Yunus deve quindi affrontare una sfida importante, persino storica. L’analista ha ricevuto il Premio Nobel per la Pace nel 2006 per il suo contributo allo sviluppo economico del suo paese. Ha contribuito a sradicare la povertà estrema in Bangladesh fornendo con la sua banca etica, la Grameen Bank (che in bengali significa banca del villaggio o banca agricola), microcredito a decine di milioni di donne nelle zone rurali e povere della nazione, facendo uscire il Bangladesh dalla povertà.

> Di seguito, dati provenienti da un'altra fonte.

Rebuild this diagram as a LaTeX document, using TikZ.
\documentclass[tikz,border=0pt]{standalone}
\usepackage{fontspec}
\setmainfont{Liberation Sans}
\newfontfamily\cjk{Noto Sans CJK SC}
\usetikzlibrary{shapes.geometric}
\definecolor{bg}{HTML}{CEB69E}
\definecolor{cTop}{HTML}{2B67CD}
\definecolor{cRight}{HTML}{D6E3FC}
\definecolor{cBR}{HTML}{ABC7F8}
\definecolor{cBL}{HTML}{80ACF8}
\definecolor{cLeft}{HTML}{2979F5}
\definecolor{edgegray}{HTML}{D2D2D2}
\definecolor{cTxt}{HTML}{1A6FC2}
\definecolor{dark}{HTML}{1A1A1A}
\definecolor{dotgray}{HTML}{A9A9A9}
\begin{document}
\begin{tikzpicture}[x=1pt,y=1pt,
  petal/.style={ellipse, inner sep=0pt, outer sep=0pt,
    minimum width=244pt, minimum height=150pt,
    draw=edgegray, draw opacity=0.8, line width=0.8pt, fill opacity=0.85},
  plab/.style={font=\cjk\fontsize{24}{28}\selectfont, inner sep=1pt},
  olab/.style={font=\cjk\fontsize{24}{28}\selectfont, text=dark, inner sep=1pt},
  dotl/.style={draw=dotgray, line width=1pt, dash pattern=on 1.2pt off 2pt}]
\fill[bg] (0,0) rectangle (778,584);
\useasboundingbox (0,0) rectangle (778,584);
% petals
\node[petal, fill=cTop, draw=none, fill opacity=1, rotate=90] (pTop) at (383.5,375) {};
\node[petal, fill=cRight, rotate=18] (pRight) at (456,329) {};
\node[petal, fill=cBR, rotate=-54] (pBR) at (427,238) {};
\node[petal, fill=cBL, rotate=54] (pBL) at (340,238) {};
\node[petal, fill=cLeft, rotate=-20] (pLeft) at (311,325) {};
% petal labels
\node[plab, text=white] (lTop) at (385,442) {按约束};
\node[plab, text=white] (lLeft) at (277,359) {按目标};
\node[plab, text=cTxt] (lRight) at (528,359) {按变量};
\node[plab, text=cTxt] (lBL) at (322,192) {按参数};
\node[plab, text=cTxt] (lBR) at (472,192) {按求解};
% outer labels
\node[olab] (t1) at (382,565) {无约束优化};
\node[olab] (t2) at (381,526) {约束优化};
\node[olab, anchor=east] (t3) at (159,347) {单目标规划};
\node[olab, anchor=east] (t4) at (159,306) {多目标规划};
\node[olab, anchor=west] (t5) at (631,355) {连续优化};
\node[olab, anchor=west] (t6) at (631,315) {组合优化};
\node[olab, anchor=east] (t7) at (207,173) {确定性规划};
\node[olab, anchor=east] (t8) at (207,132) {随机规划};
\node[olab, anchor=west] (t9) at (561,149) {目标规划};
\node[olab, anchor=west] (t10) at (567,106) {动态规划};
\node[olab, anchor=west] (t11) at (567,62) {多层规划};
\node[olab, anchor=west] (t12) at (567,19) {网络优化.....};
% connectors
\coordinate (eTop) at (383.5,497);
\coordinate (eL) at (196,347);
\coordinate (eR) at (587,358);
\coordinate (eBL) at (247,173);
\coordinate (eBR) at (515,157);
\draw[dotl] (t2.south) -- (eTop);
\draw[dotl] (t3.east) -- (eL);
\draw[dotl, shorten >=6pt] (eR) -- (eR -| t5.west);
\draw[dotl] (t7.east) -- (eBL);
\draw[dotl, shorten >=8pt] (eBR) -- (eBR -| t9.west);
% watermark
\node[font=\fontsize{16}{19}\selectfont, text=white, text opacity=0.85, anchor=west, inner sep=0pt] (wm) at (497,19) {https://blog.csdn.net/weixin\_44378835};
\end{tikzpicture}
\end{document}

La ricetta era semplice: elargire piccoli prestiti di circa 30 dollari a numerosi gruppi familiari, attingendo persino dai propri risparmi. Questi prestiti servivano ad acquistare il materiale necessario a produrre beni da vendere. Dal prestito familiare, il progetto si è poi allargato ai villaggi prima dell’apertura della Grameen Bank. A differenza delle altre banche, l’istituto fondato da Yunus elargiva piccoli prestiti senza chiedere garanzie. Attualmente, la banca etica di Yunus presta denaro a più di 10 milioni di persone, è presente nel 94% dei piccoli centri del Bangladesh e il 98% dei clienti della banca è donna.

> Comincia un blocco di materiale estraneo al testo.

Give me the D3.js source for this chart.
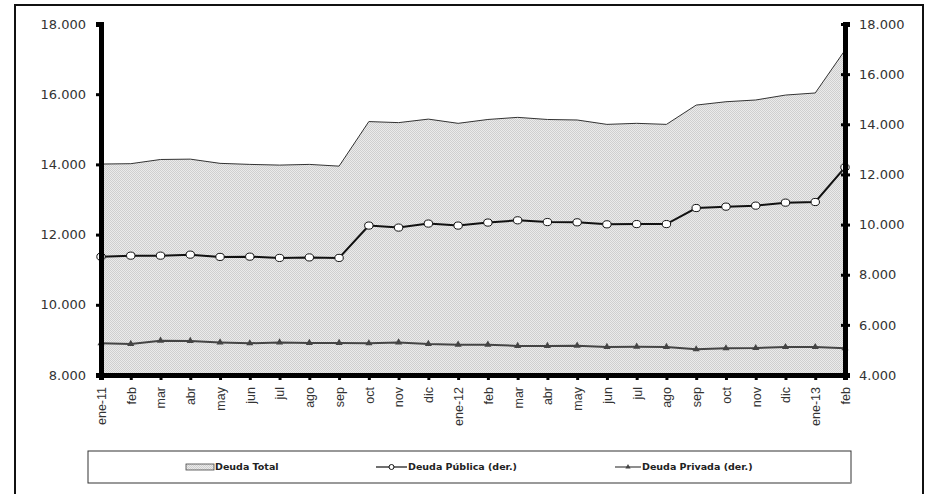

Yunus ha invocato la creazione di “imprese sociali multinazionali” che dovrebbero affidare la proprietà ai poveri o mantenere i loro profitti all’interno dei paesi poveri. La Grameen Bank era forgiata su un’idea chiara dell’economista: le “imprese sociali” devono risolvere problemi anziché limitarsi a creare ricchezza. Questa deve quindi essere distribuita in modo eguale a tutta la popolazione perché, secondo Yunus, la povertà – che nel 2022 ha colpito oltre il 18% della popolazione del Bangladesh -, è una “minaccia” sociale, che causa problemi come il terrorismo e il traffico di esseri umani. 

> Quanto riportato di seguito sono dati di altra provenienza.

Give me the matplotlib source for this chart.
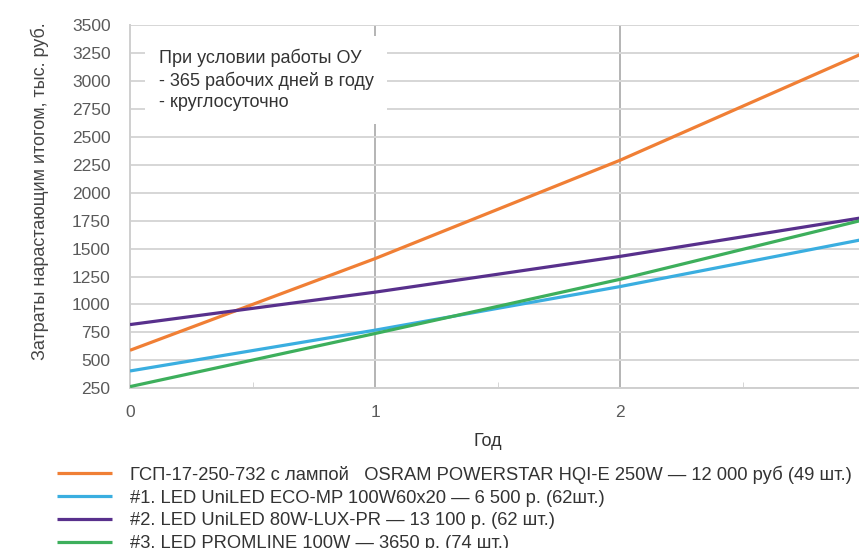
import numpy as np
import matplotlib
matplotlib.use('Agg')
import matplotlib.pyplot as plt
from matplotlib.ticker import MultipleLocator

plt.rcParams['font.family'] = ['Liberation Sans', 'DejaVu Sans']

ORANGE = '#F07F35'; BLUE = '#3AAEE0'; PURPLE = '#58308C'; GREEN = '#3DAF5C'

# ── данные ───────────────────────────────────────────────────────────────
years = [0, 1, 2, 3]
gsp     = [590, 1410, 2290, 3255]
led1    = [405, 770, 1160, 1585]
led2    = [820, 1110, 1430, 1780]
led3    = [265, 740, 1225, 1760]
labels = [
    'ГСП-17-250-732 с лампой   OSRAM POWERSTAR HQI-E 250W — 12 000 руб (49 шт.)',
    '#1. LED UniLED ECO-MP 100W60x20 — 6 500 р. (62шт.)',
    '#2. LED UniLED 80W-LUX-PR — 13 100 р. (62 шт.)',
    '#3. LED PROMLINE 100W — 3650 р. (74 шт.)',
]
y_ticks = list(range(250, 3501, 250))
x_ticks = [0, 1, 2, 3]
note = 'При условии работы ОУ\n- 365 рабочих дней в году\n- круглосуточно'

W, H = 859, 548
fig = plt.figure(figsize=(W/100, H/100), dpi=100)
ax = fig.add_axes([130/W, (H-388.3)/H, (865-130)/W, (388.3-25)/H])

series = [(gsp, ORANGE), (led1, BLUE), (led2, PURPLE), (led3, GREEN)]
handles = []
for vals, col in series:
    h, = ax.plot(years, vals, color=col, lw=2.3, solid_capstyle='butt', zorder=3)
    handles.append(h)

ax.set_xlim(0, 3)
ax.set_ylim(250, 3500)
ax.set_yticks(y_ticks)
ax.set_xticks(x_ticks)
ax.xaxis.set_minor_locator(MultipleLocator(0.5))

ax.grid(axis='y', color='#d6d6d6', lw=1.4, zorder=0)
for xv in [1, 2]:
    ax.axvline(xv, color='#a0a0a0', lw=1.1, zorder=1)
for s in ['top', 'right']:
    ax.spines[s].set_visible(False)
for s in ['left', 'bottom']:
    ax.spines[s].set_color('#cfcfcf')
    ax.spines[s].set_linewidth(1.4)

ax.tick_params(axis='y', length=0, pad=14, labelsize=12.5, labelcolor='#5a5a5a')
ax.tick_params(axis='x', which='major', length=0, pad=12, labelsize=12.5, labelcolor='#5a5a5a')
ax.tick_params(axis='x', which='minor', direction='in', length=4, color='#cfcfcf')

ax.set_xlabel('Год', fontsize=13, color='#333333')
ax.xaxis.set_label_coords((488-130)/735, (388.3-442)/363.3)
ax.xaxis.label.set_va('center')
ax.set_ylabel('Затраты нарастающим итогом, тыс. руб.', fontsize=13, color='#444444')
ax.yaxis.set_label_coords((40-130)/735, (388.3-191)/363.3)
ax.yaxis.label.set_va('center')

ax.text(0.118, 3008, note, fontsize=13, color='#333333', va='center', ha='left',
        linespacing=1.3, zorder=5,
        bbox=dict(facecolor='white', edgecolor='none', boxstyle='square,pad=0.75'))

fig.legend(handles, labels, loc='upper left', bbox_to_anchor=(50/W, 1 - 458/H),
           frameon=False, fontsize=13.25, handlelength=2.95, handletextpad=0.98,
           labelspacing=0.32, borderaxespad=0, labelcolor='#333333')

plt.savefig('out.png', dpi=100)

Le accuse di “omosessualità” rivolte a Yunus

Nel 2010, il sistema dei microcrediti della Grameen Bank è finito nel mirino da diverse persone, tra cui la stessa Sheikh Hasina, che all’epoca era prima ministra, per aver “succhiato il sangue dei più poveri”. Questa accusa è partita dopo l’uscita del documentario “Caught in Micro Debt” (Intrappolati nel microdebito) con cui si descriveva come l’istituto bancario di Yunis avesse dirottato 100 milioni di dollari inviati dalla Norvegia sotto forma di aiuti a un progetto che non aveva a che fare con le attività della banca. Il governo lo ha costretto a lasciare la Grameen Bank nel 2011, una decisione contestata da Yunus ma confermata dalla più alta corte del Paese. I suoi sostenitori hanno attribuito la sua cacciata a Hasina, che lo ha accusato di “succhiare il sangue dei poveri” con i tassi di interesse.

A gennaio, Yunus e tre dei suoi collaboratori sono stati condannati a sei mesi di carcere da un tribunale di Dacca per aver violato le leggi sul lavoro. Sono stati rilasciati su cauzione in attesa dell’appello e negano le accuse. Ma le accuse verso il “banchiere dei poveri” non erano finite. Yunus è stato oggetto di centinaia di casi giudiziari e di una campagna aggressiva da parte di un’organizzazione di predicazione musulmana gestita dallo Stato, che lo ha accusato di promuovere l’omosessualità. Ora che quelle accuse sono cadute nel vuoto, complice anche la fuga di Hasina dal paese, Yunus ha campo libero per dare una forte spinta al Bangladesh e renderlo più democratico ed economicamente forte.